What the sensors actually said

Alert Auk has been running for two days. Some sensors surprised me. One got fired.

The UV sensor was the star. It reads exactly zero indoors. Grow lights, glass, LEDs. Zero. Step outside and it’s immediately non-zero. It caught the exact moment I moved seedlings outside yesterday, jumping before the light sensor even noticed. A bright grow light and a cloudy day look similar in brightness. In UV, they’re completely different worlds. Sometimes the backup plan is the plan.

The nose is a slow burn. Phoebe has a volatile organic compound sensor. Basically she can smell the air.

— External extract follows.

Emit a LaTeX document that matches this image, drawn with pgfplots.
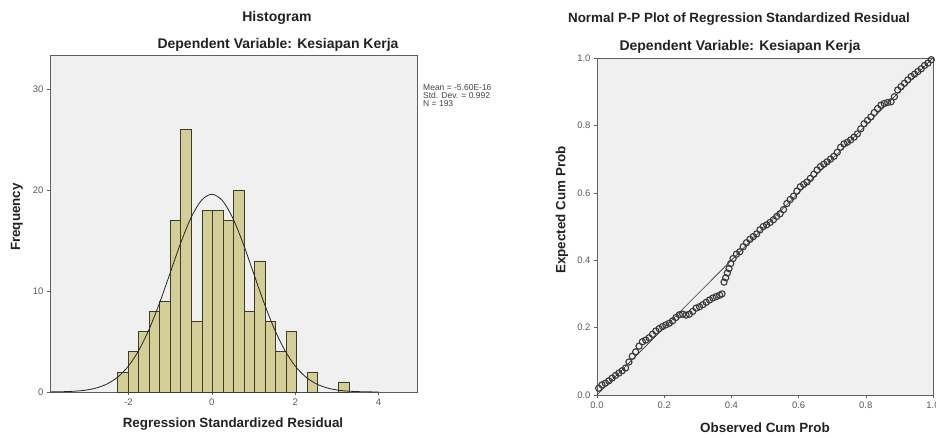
\documentclass[border=0pt]{standalone}
\usepackage{fontspec}
\setmainfont{Liberation Sans}
\usepackage{pgfplots}
\pgfplotsset{compat=1.18}
\definecolor{plotbg}{HTML}{F0F0F0}
\definecolor{barfill}{HTML}{D3CE97}
\definecolor{baredge}{HTML}{3C3C28}
\definecolor{frame}{HTML}{606060}
\definecolor{txt}{HTML}{222222}

\pgfplotsset{spss/.style={
    scale only axis,
    axis background/.style={fill=plotbg},
    axis line style={frame, line width=0.8pt},
    tick style={frame, line width=0.6pt},
    tick align=outside,
    major tick length=3pt,
    xtick pos=bottom, ytick pos=left,
    tick label style={font=\fontsize{9.5}{10}\selectfont, text=txt!75},
    /pgf/number format/assume math mode=true,
}}

\begin{document}
\begin{tikzpicture}
\path[use as bounding box] (0,0) rectangle (936pt,437pt);

% ---- histogram ----
\begin{axis}[spss,
    at={(50pt,45pt)}, anchor=south west,
    width=367pt, height=337pt,
    xmin=-3.88, xmax=4.92, ymin=0, ymax=33.4,
    xtick={-2,0,2,4}, ytick={0,10,20,30},
]
\addplot[ybar interval, fill=barfill, draw=baredge, line width=0.6pt] coordinates {
(-2.2600,2)(-2.0075,4)(-1.7550,6)(-1.5025,8)(-1.2500,9)(-0.9975,17)
(-0.7450,26)(-0.4925,7)(-0.2400,18)(0.0125,18)(0.2650,17)(0.5175,20)
(0.7700,8)(1.0225,13)(1.2750,7)(1.5275,4)(1.7800,6)(2.0325,0)
(2.2850,2)(2.5375,0)(2.7900,0)(3.0425,1)(3.2950,0)};
\addplot[black!85, line width=0.8pt, smooth] coordinates {
(-3.85,0.01)(-3.5,0.04)(-3.25,0.09)(-3.0,0.20)(-2.75,0.42)(-2.5,0.82)
(-2.25,1.50)(-2.0,2.57)(-1.75,4.14)(-1.5,6.25)(-1.25,8.86)(-1.0,11.79)
(-0.75,14.73)(-0.5,17.26)(-0.25,18.99)(0,19.6)(0.25,18.99)(0.5,17.26)
(0.75,14.73)(1.0,11.79)(1.25,8.86)(1.5,6.25)(1.75,4.14)(2.0,2.57)
(2.25,1.50)(2.5,0.82)(2.75,0.42)(3.0,0.20)(3.25,0.09)(3.5,0.04)(3.75,0.015)(4.0,0.005)};
\end{axis}

\node[font=\bfseries\fontsize{14}{16}\selectfont, text=txt] at (277pt,419pt) {Histogram};
\node[font=\bfseries\fontsize{14}{16}\selectfont, text=txt] at (278pt,392pt) {Dependent Variable: Kesiapan Kerja};
\node[font=\bfseries\fontsize{13.4}{15}\selectfont, text=txt] at (233pt,13pt) {Regression Standardized Residual};
\node[font=\bfseries\fontsize{13.4}{15}\selectfont, text=txt, rotate=90] at (17pt,220pt) {Frequency};
\node[font=\fontsize{8.5}{8.2}\selectfont, text=txt!85, anchor=north west, align=left, inner sep=0pt]
  at (423pt,353pt) {Mean = -5.60E-16\\Std. Dev. = 0.992\\N = 193};

% ---- normal P-P plot ----
\begin{axis}[spss,
    at={(597pt,42pt)}, anchor=south west,
    width=336pt, height=337pt,
    xmin=0, xmax=1, ymin=0, ymax=1,
    xtick={0,0.2,...,1}, ytick={0,0.2,...,1},
    xticklabel style={/pgf/number format/.cd, fixed, fixed zerofill, precision=1},
    yticklabel style={/pgf/number format/.cd, fixed, fixed zerofill, precision=1},
    clip=false,
]
\addplot[black!80, line width=0.6pt] coordinates {(0,0)(1,1)};
\addplot[only marks, mark=o, mark size=3.1pt, draw=black!78, line width=1.1pt] coordinates {
(0.005,0.020)(0.015,0.030)(0.025,0.035)(0.035,0.042)(0.045,0.050)(0.055,0.058)
(0.065,0.065)(0.075,0.072)(0.085,0.080)(0.095,0.098)(0.105,0.115)(0.115,0.128)
(0.125,0.145)(0.135,0.158)(0.145,0.163)(0.155,0.170)(0.165,0.180)(0.175,0.190)
(0.185,0.197)(0.195,0.203)(0.205,0.208)(0.215,0.213)(0.225,0.220)(0.235,0.230)
(0.245,0.238)(0.255,0.240)(0.265,0.237)(0.275,0.240)(0.285,0.248)(0.295,0.258)
(0.305,0.262)(0.315,0.268)(0.325,0.275)(0.335,0.282)(0.345,0.288)(0.355,0.292)
(0.365,0.296)(0.372,0.300)(0.378,0.335)(0.383,0.348)(0.388,0.362)(0.393,0.375)
(0.398,0.390)(0.405,0.405)(0.415,0.418)(0.425,0.425)(0.435,0.440)(0.445,0.452)
(0.455,0.462)(0.465,0.470)(0.475,0.478)(0.485,0.490)(0.495,0.500)(0.505,0.505)
(0.515,0.512)(0.525,0.520)(0.535,0.530)(0.545,0.538)(0.555,0.550)(0.565,0.568)
(0.575,0.580)(0.585,0.590)(0.595,0.605)(0.605,0.618)(0.615,0.625)(0.625,0.632)
(0.635,0.643)(0.645,0.655)(0.655,0.668)(0.665,0.678)(0.675,0.685)(0.685,0.692)
(0.695,0.700)(0.705,0.708)(0.715,0.720)(0.725,0.735)(0.735,0.745)(0.745,0.750)
(0.755,0.757)(0.765,0.765)(0.775,0.775)(0.785,0.790)(0.795,0.805)(0.805,0.815)
(0.815,0.825)(0.825,0.838)(0.835,0.850)(0.845,0.860)(0.855,0.865)(0.865,0.868)
(0.875,0.870)(0.885,0.885)(0.895,0.905)(0.905,0.915)(0.915,0.925)(0.925,0.935)
(0.935,0.945)(0.945,0.952)(0.955,0.960)(0.965,0.968)(0.975,0.978)(0.985,0.985)
(0.995,0.995)};
\end{axis}

\node[font=\bfseries\fontsize{13.4}{15}\selectfont, text=txt] at (739pt,418pt) {Normal P-P Plot of Regression Standardized Residual};
\node[font=\bfseries\fontsize{14}{16}\selectfont, text=txt] at (740pt,390pt) {Dependent Variable: Kesiapan Kerja};
\node[font=\bfseries\fontsize{13.4}{15}\selectfont, text=txt] at (765pt,9pt) {Observed Cum Prob};
\node[font=\bfseries\fontsize{13.4}{15}\selectfont, text=txt, rotate=90] at (562pt,227pt) {Expected Cum Prob};
\end{tikzpicture}
\end{document}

Soil microbes, fertilizer, cooking, forest terpenes, and the stress chemicals plants emit when they’re in trouble. A single sniff can’t distinguish any of those. But Phoebe learns what “normal” smells like for each location over weeks. Then a spike that doesn’t track with temperature is a real signal. “Something changed and it’s not just the air warming up.” That’s how she might catch pest damage or root rot before you see it. Patience, not thresholds.

The microphone got fired. It worked. I could read a loudness number. But “how loud” doesn’t distinguish wind from rain from trucks from caterpillars. And a microphone in someone’s home is a liability I don’t want. Replaced by a piezo contact transducer, a tiny vibration sensor that presses against the plant stem. It picks up tiny vibrations traveling through the stem, things like a plant’s internal plumbing cracking under drought or an insect chewing on a leaf. Way too quiet for speech. Under 50 cents. Better in every way, and nobody has to wonder if their plant sensor is listening to their arguments.

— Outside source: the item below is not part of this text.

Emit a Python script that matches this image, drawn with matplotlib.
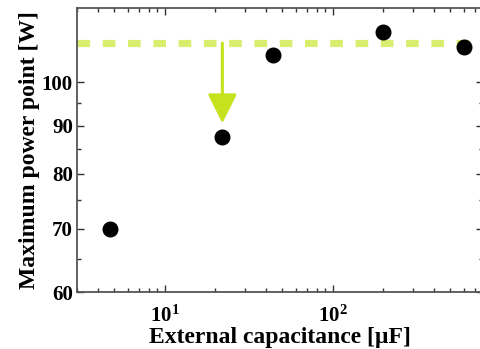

The real value is the combination. Moisture says “how wet.” Temperature says “how fast it’s drying.” UV says “real sun or grow light.” The nose says “does the air smell different.” The vibration sensor says “is the plant cracking or being chewed.” Each one alone is a number. Together, Phoebe reasons across them: “This pothos is drying faster than usual, the air smells different than last week, and the light pattern shows it moved closer to the window. Probably transpiring more from the extra light. Nothing to worry about yet.” That kind of cross-channel reasoning is what no soil moisture meter can do. The sensors are cheap. The intelligence is in the fusion.

The app needed work

I’ve been dogfooding the app for a few days and I hated it. Navigation was confusing, adding and editing things was clunky, the chat would hang at the end of conversations. So I tore it apart. Mostly cosmetic, quality of life stuff, but it adds up. Also gave Phoebe a new tool: she can now rebuild her world model on demand instead of waiting for the 6-hour cycle. Ask her a question about your plant and she’ll recompute the physics first.

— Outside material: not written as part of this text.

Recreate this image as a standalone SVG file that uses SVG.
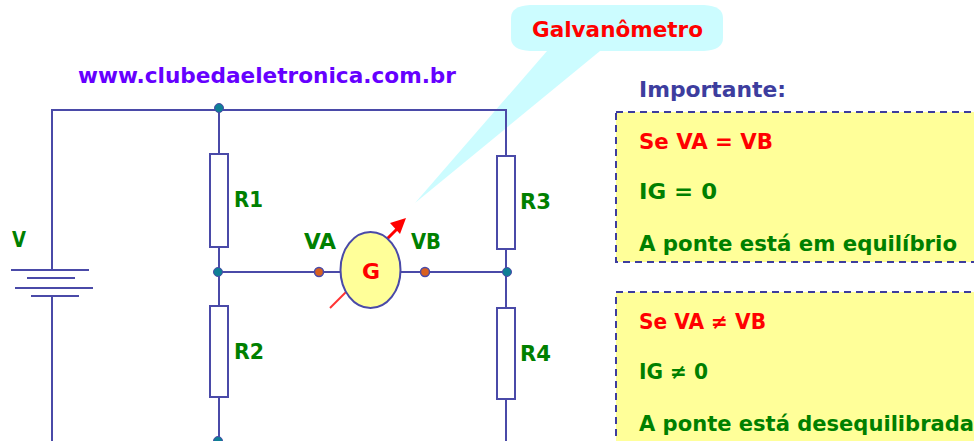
<svg xmlns="http://www.w3.org/2000/svg" width="974" height="441" viewBox="0 0 974 441">
<style>
text{font-family:"DejaVu Sans",sans-serif;font-weight:bold}
.w{fill:none;stroke:#4a4aa8;stroke-width:2}
.r{fill:#fff;stroke:#4a4aa8;stroke-width:2}
.j{fill:#0f7f96;stroke:#4a4aa8;stroke-width:1}
.p{fill:#d9601f;stroke:#4a4aa8;stroke-width:1.5}
.g{fill:#008000;font-size:21px}
.red{fill:#ff0000;font-size:21px}
.box{fill:#ffff99;stroke:#3d3d9e;stroke-width:2;stroke-dasharray:7 5}
</style>
<rect width="974" height="441" fill="#fff"/>
<g id="callout">
<path d="M415 203L547 51H600Z" fill="#ccfcff"/>
<path d="M530 5H704Q723 6 723 18V38Q723 50 704 51H530Q511 50 511 38V18Q511 6 530 5Z" fill="#ccfcff"/>
<text x="532" y="37" class="red" textLength="171" lengthAdjust="spacingAndGlyphs">Galvanômetro</text>
</g>
<text id="url" x="78" y="83" fill="#6600ff" style="font-size:21px" textLength="378" lengthAdjust="spacingAndGlyphs">www.clubedaeletronica.com.br</text>
<g id="connectors">
<path class="w" d="M52 270V110H506V156M219 110V154M219 247V306M506 249V308M219 397V441M506 399V441M219 272H340M401 272H506M52 297V441"/>
<path class="w" d="M11 270H89M27 278H75M15 288H93M31 296H79"/>
<path d="M330 308L355 283" stroke="#ff3333" stroke-width="2" fill="none"/>
<path d="M386 240L398 228" stroke="#ff0000" stroke-width="3" fill="none"/>
<path d="M406 218L400 234L390 223Z" fill="#ff0000"/>
</g>
<g id="R1"><rect class="r" x="210" y="154" width="18" height="93"/><text class="g" x="234" y="207" textLength="29" lengthAdjust="spacingAndGlyphs">R1</text></g>
<g id="R2"><rect class="r" x="210" y="306" width="18" height="91"/><text class="g" x="234" y="359" textLength="30" lengthAdjust="spacingAndGlyphs">R2</text></g>
<g id="R3"><rect class="r" x="497" y="156" width="18" height="93"/><text class="g" x="520" y="209" textLength="31" lengthAdjust="spacingAndGlyphs">R3</text></g>
<g id="R4"><rect class="r" x="497" y="308" width="18" height="91"/><text class="g" x="520" y="361" textLength="31" lengthAdjust="spacingAndGlyphs">R4</text></g>
<g id="battery"><text class="g" x="12" y="247" textLength="14" lengthAdjust="spacingAndGlyphs">V</text></g>
<g id="junctions">
<circle class="j" cx="219" cy="108" r="4.5"/>
<circle class="j" cx="218" cy="272" r="4.5"/>
<circle class="j" cx="507" cy="272" r="4.5"/>
<circle class="j" cx="218" cy="441" r="4.5"/>
</g>
<g id="G">
<ellipse cx="370.5" cy="270" rx="30" ry="38" fill="#ffff99" stroke="#4a4aa8" stroke-width="2"/>
<text class="red" x="371" y="279" text-anchor="middle" style="font-size:22px">G</text>
</g>
<g id="VA"><circle class="p" cx="319" cy="272" r="4.5"/><text class="g" x="304" y="249" textLength="32" lengthAdjust="spacingAndGlyphs">VA</text></g>
<g id="VB"><circle class="p" cx="425" cy="272" r="4.5"/><text class="g" x="411" y="249" textLength="30" lengthAdjust="spacingAndGlyphs">VB</text></g>
<text x="639" y="97" fill="#3d3d9e" style="font-size:21px" textLength="147" lengthAdjust="spacingAndGlyphs">Importante:</text>
<g id="box1">
<rect class="box" x="616" y="112" width="370" height="150"/>
<text class="red" x="639" y="149" textLength="134" lengthAdjust="spacingAndGlyphs">Se VA = VB</text>
<text class="g" x="639" y="199" textLength="78" lengthAdjust="spacingAndGlyphs">IG = 0</text>
<text class="g" x="639" y="251" textLength="318" lengthAdjust="spacingAndGlyphs">A ponte está em equilíbrio</text>
</g>
<g id="box2">
<rect class="box" x="616" y="292" width="370" height="170"/>
<text class="red" x="639" y="329" textLength="127" lengthAdjust="spacingAndGlyphs">Se VA ≠ VB</text>
<text class="g" x="639" y="379" textLength="69" lengthAdjust="spacingAndGlyphs">IG ≠ 0</text>
<text class="g" x="639" y="431" textLength="335" lengthAdjust="spacingAndGlyphs">A ponte está desequilibrada</text>
</g>
</svg>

The reworked app. Nothing revolutionary, just less annoying.

Perch

With the sensor suite starting to solidify, I grabbed a whiteboard and an 18650 battery enclosure and started thinking about what Phoebe actually looks like as a product.

Phoebe is a small bird that perches on a stick in your plant pot.

Whiteboard sketch of the Phoebe bird body showing M8 Perch ports, with an 18650 battery next to it for scale — The bird, roughly actual size. The 18650 enclosure next to it is basically the spine of the whole device.

The bird is the brain. Microcontroller, WiFi antenna, a light sensor behind its eye, and a VOC sensor that lets it smell the air. The stick it sits on is the Perch, a horizontal housing that holds a rechargeable 18650 battery and all the connection ports. USB-C on one end for charging, and standardized M8 waterproof connectors for accessories. The 18650 enclosure next to the sketch is basically the spine of the whole thing.

Out of the box, two accessories plug into the Perch. A soil prong connects to the bottom port and pushes down into the soil, measuring moisture and temperature. A leaf sticker, a small leaf-shaped piezo pad, adheres to the plant’s stem and connects to the side port via a thin brown wire. It detects drought stress and insect damage through vibrations. Not a microphone. Cannot record audio. Both accessories are field-replaceable: when the soil prong corrodes or the adhesive wears out, you swap them for a few dollars.

Phoebe Perch Ecosystem diagram showing the bird body, soil prong, leaf sticker, M8 connectors, and pinouts — The Perch ecosystem. Bird on top, soil prong below, leaf sticker on the stem. Everything connects with M8.

The bird never touches soil. It has no parts that wear out. Everything that degrades or varies by use case is an accessory on the Perch bus. One bird, many plants, many configurations, all through the same two connectors.

Open hardware

Perch is designed for third-party accessories from day one. Standard M8 connector, standard I2C protocol, documented pinout and address map. If someone wants to build a rain gauge or a stem caliper or a nutrient sensor that plugs into Phoebe, the spec is published and the bird will discover it automatically.

I don’t know if anyone will actually build Perch accessories. But designing for it costs nothing extra, and closing the ecosystem off would be a choice I’d regret. Open connector, open protocol, open docs.

This is still a whiteboard sketch next to a battery enclosure. But it’s the first time the hardware vision has felt like a real product instead of a pile of dev boards. A little bird, perched on a prong, watching your plant. Everything else plugs in.

All of this happened before noon. Saturday mornings hit different when you’re basically making your own cartoon character.

— Ben